Какое это было цветущее семейство в Киеве; а теперь как разбросаны! Кто в земле, кто в Италии, кто в Сибири; а какое было семейство…»
Анна Дубельт очень часто подчеркивает, что помнит, как она счастлива, но, вздыхая над менее удачливыми, с испорченным будущим, и посмеиваясь сама над собой, все же продолжает желать для себя и своих «еще большего»!
«Скажи, пожалуйста, кто займет место князя Волконского и будет министром двора? — Вот бы туда графа Орлова, а тебя сделать шефом жандармов. Орлов бы ездил с государем, а ты бы управлял корпусом, а нашего Колю бы взял в начальники штаба.
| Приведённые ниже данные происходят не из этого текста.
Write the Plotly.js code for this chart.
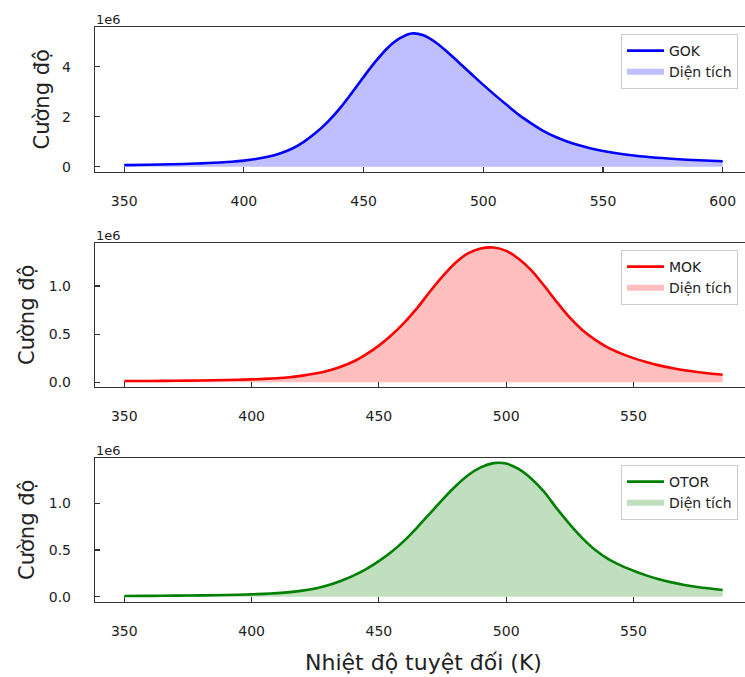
<!DOCTYPE html>
<html>
<head>
<meta charset="utf-8">
<script src="https://cdn.plot.ly/plotly-3.0.1.min.js"></script>
<style>
html, body { margin: 0; padding: 0; background: #fff; }
#chart { width: 745px; height: 677px; }
</style>
</head>
<body>
<div id="chart"></div>
<script>
// Temperature (K) and intensity (in units of 1e6)
const T_GOK = [350, 360, 370, 380, 385, 390, 395, 400, 405, 410, 415, 420, 425, 430, 435, 440, 445, 450, 455, 460, 465, 470, 475, 480, 485, 490, 495, 500, 505, 510, 515, 520, 525, 530, 535, 540, 545, 550, 560, 570, 580, 590, 600];
const I_GOK = [0.065, 0.08, 0.10, 0.13, 0.148, 0.17, 0.20, 0.245, 0.31, 0.40, 0.53, 0.72, 1.00, 1.36, 1.80, 2.33, 2.95, 3.60, 4.22, 4.76, 5.14, 5.34, 5.27, 4.99, 4.60, 4.16, 3.72, 3.28, 2.86, 2.46, 2.07, 1.74, 1.44, 1.20, 1.01, 0.86, 0.73, 0.63, 0.48, 0.38, 0.31, 0.26, 0.22];

const T_MOK = [350, 360, 370, 380, 390, 400, 405, 410, 415, 420, 425, 430, 435, 440, 445, 450, 455, 460, 465, 470, 475, 480, 485, 490, 495, 500, 505, 510, 515, 520, 525, 530, 535, 540, 545, 550, 555, 560, 565, 570, 575, 580, 585];
const I_MOK = [0.012, 0.013, 0.015, 0.018, 0.022, 0.029, 0.034, 0.041, 0.052, 0.068, 0.09, 0.12, 0.16, 0.215, 0.29, 0.38, 0.49, 0.62, 0.77, 0.94, 1.10, 1.24, 1.34, 1.39, 1.40, 1.365, 1.28, 1.16, 1.00, 0.83, 0.67, 0.54, 0.44, 0.36, 0.30, 0.25, 0.21, 0.175, 0.148, 0.125, 0.106, 0.09, 0.077];

const T_OTOR = [350, 360, 370, 380, 390, 400, 405, 410, 415, 420, 425, 430, 435, 440, 445, 450, 455, 460, 465, 470, 475, 480, 485, 490, 495, 500, 505, 510, 515, 520, 525, 530, 535, 540, 545, 550, 555, 560, 565, 570, 575, 580, 585];
const I_OTOR = [0.007, 0.009, 0.011, 0.014, 0.018, 0.025, 0.030, 0.038, 0.049, 0.065, 0.088, 0.122, 0.168, 0.225, 0.295, 0.38, 0.48, 0.60, 0.74, 0.89, 1.04, 1.18, 1.30, 1.385, 1.43, 1.425, 1.365, 1.26, 1.12, 0.94, 0.775, 0.625, 0.50, 0.405, 0.335, 0.278, 0.228, 0.186, 0.153, 0.126, 0.104, 0.087, 0.072];

const seriesNames = ['GOK', 'MOK', 'OTOR'];
const areaName = 'Diện tích';
const yTitle = 'Cường độ';
const xTitle = 'Nhiệt độ tuyệt đối (K)';
const offsetLabel = '1e6';
const ticksTop = [350, 400, 450, 500, 550, 600];
const ticksLower = [350, 400, 450, 500, 550];

const W = 745, H = 677;
const FONT = 'DejaVu Sans';
const spine = '#333333';
const lineColors = ['#0000ff', '#ff0000', '#008000'];
const fillColors = ['rgba(0,0,255,0.25)', 'rgba(255,0,0,0.25)', 'rgba(0,128,0,0.25)'];

const Ts = [T_GOK, T_MOK, T_OTOR];
const Is = [I_GOK, I_MOK, I_OTOR];
const axSuffix = ['', '2', '3'];
const legendIds = ['legend', 'legend2', 'legend3'];

// pixel geometry of the three panels
const panels = [
  {top: 27, bottom: 172, yr: [-0.21, 5.6], xr: [337.8, 609.3], ticks: ticksTop, ytv: [0, 2, 4], ytt: ['0', '2', '4'], ytitleX: 42, legTop: 34},
  {top: 243, bottom: 387, yr: [-0.05, 1.447], xr: [338.5, 593.8], ticks: ticksLower, ytv: [0, 0.5, 1.0], ytt: ['0.0', '0.5', '1.0'], ytitleX: 27, legTop: 250},
  {top: 458, bottom: 602, yr: [-0.057, 1.485], xr: [338.5, 593.8], ticks: ticksLower, ytv: [0, 0.5, 1.0], ytt: ['0.0', '0.5', '1.0'], ytitleX: 27, legTop: 465}
];
const leftPx = 95;

const data = [];
const layout = {
  width: W, height: H,
  margin: {l: 0, r: 0, t: 0, b: 0},
  paper_bgcolor: '#ffffff', plot_bgcolor: '#ffffff',
  font: {family: FONT, size: 14, color: '#222'},
  annotations: [],
  showlegend: true
};

panels.forEach((p, i) => {
  const xa = 'x' + axSuffix[i], ya = 'y' + axSuffix[i];
  data.push({
    type: 'scatter', mode: 'none', x: Ts[i], y: Is[i], xaxis: xa, yaxis: ya,
    fill: 'tozeroy', fillcolor: fillColors[i], line: {shape: 'spline', smoothing: 0.8, width: 0},
    name: areaName, legend: legendIds[i], legendrank: 2, hoverinfo: 'skip'
  });
  data.push({
    type: 'scatter', mode: 'lines', x: Ts[i], y: Is[i], xaxis: xa, yaxis: ya,
    line: {color: lineColors[i], width: 2.6, shape: 'spline', smoothing: 0.8},
    name: seriesNames[i], legend: legendIds[i], legendrank: 1
  });
  const yd = [1 - p.bottom / H, 1 - p.top / H];
  layout['xaxis' + axSuffix[i]] = {
    domain: [leftPx / W, 1], range: p.xr, anchor: ya,
    showgrid: false, zeroline: false, showline: true, mirror: true,
    linecolor: spine, linewidth: 1.2,
    ticks: 'inside', ticklen: 5, tickwidth: 1.1, tickcolor: spine,
    tickvals: p.ticks, ticktext: p.ticks.map(String),
    ticklabelstandoff: 16,
    tickfont: {family: FONT, size: 14, color: '#222'}
  };
  layout['yaxis' + axSuffix[i]] = {
    domain: yd, range: p.yr, anchor: xa,
    showgrid: false, zeroline: false, showline: true, mirror: false,
    linecolor: spine, linewidth: 1.2,
    ticks: 'inside', ticklen: 5, tickwidth: 1.1, tickcolor: spine,
    tickvals: p.ytv, ticktext: p.ytt,
    ticklabelstandoff: 20,
    tickfont: {family: FONT, size: 14, color: '#222'}
  };
  layout[legendIds[i]] = {
    x: 621 / W, xanchor: 'left', y: 1 - p.legTop / H, yanchor: 'top',
    bgcolor: 'rgba(255,255,255,0.8)', bordercolor: '#cccccc', borderwidth: 1,
    font: {family: FONT, size: 14, color: '#222'},
    itemwidth: 37, tracegroupgap: 0,
    entrywidth: 112, entrywidthmode: 'pixels'
  };
  layout.annotations.push({
    xref: 'paper', yref: 'paper', x: leftPx / W, y: 1 - p.top / H,
    xanchor: 'left', yanchor: 'bottom', showarrow: false, text: offsetLabel,
    font: {family: FONT, size: 13, color: '#222'}, borderpad: 0, yshift: -1
  });
  layout.annotations.push({
    xref: 'paper', yref: 'paper', x: p.ytitleX / W, y: 1 - ((p.top + p.bottom) / 2) / H,
    xanchor: 'center', yanchor: 'middle', showarrow: false, text: yTitle, textangle: -90,
    font: {family: FONT, size: 21, color: '#222'}
  });
});

layout.annotations.push({
  xref: 'paper', yref: 'paper', x: 423.5 / W, y: 1 - 662 / H,
  xanchor: 'center', yanchor: 'middle', showarrow: false, text: xTitle,
  font: {family: FONT, size: 22, color: '#222'}
});

Plotly.newPlot('chart', data, layout, {displayModeBar: false, staticPlot: true});
</script>
</body>
</html>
Ты расхохочешься, как я это легко все перемещаю да размещаю; но если хорошенько рассудить, что это дело возможно, лишь бы кто надоумил о том государя — пусть бы тебя только назначили шефом жандармов, а Колю ты бы сам взял».
Помещица Дубельт меняет и расставляет главных государственных лиц по-семейному: мужа — в шефы, сына — начальником штаба; она привыкла менять и управлять, у нее министерский, а иногда и самодержавный склад ума: «Ты пишешь, что умер Жуковский, Набоков и Тарас. Разумеется, для меня Тарас всего важнее, и потому надо подыскать, как и кем заменить его».
Жуковский — поэт. Набоков — бывший председатель Следственного комитета по делу петрашевцев.
Тарас — управляющий петергофской дачей Дубельтов.
Многие письма госпожи Дубельт — это отчеты о самовластном управлении «маленькой Россией», Рыскиным и Власовым, перед одним из управляющих громадным Рыскиным и Власовым — Россией.
В стороне от тракта Петербург — Москва тихо. Усадебную тишину нарушают только просители, осаждающие Анну Николаевну. Однажды она сообщает: «У нас масса гостей и просителей — так что все комнаты заняты посетителями». Анна Дубельт не дает мужу забыть какую-нибудь из переданных ею просьб, по нескольку раз спрашивает: как бы дать местечко получше племяннику ее приятельницы, вернуть крестьянину единственного сына, забритого в рекруты (не упуская, впрочем, случая присовокупить: «Если бы ты знал, какие дряни эти солдатские сыновья. Оставаясь сиротами, без отца, без матери, они растут без всякого надзора и делаются первыми негодяями в вотчине»).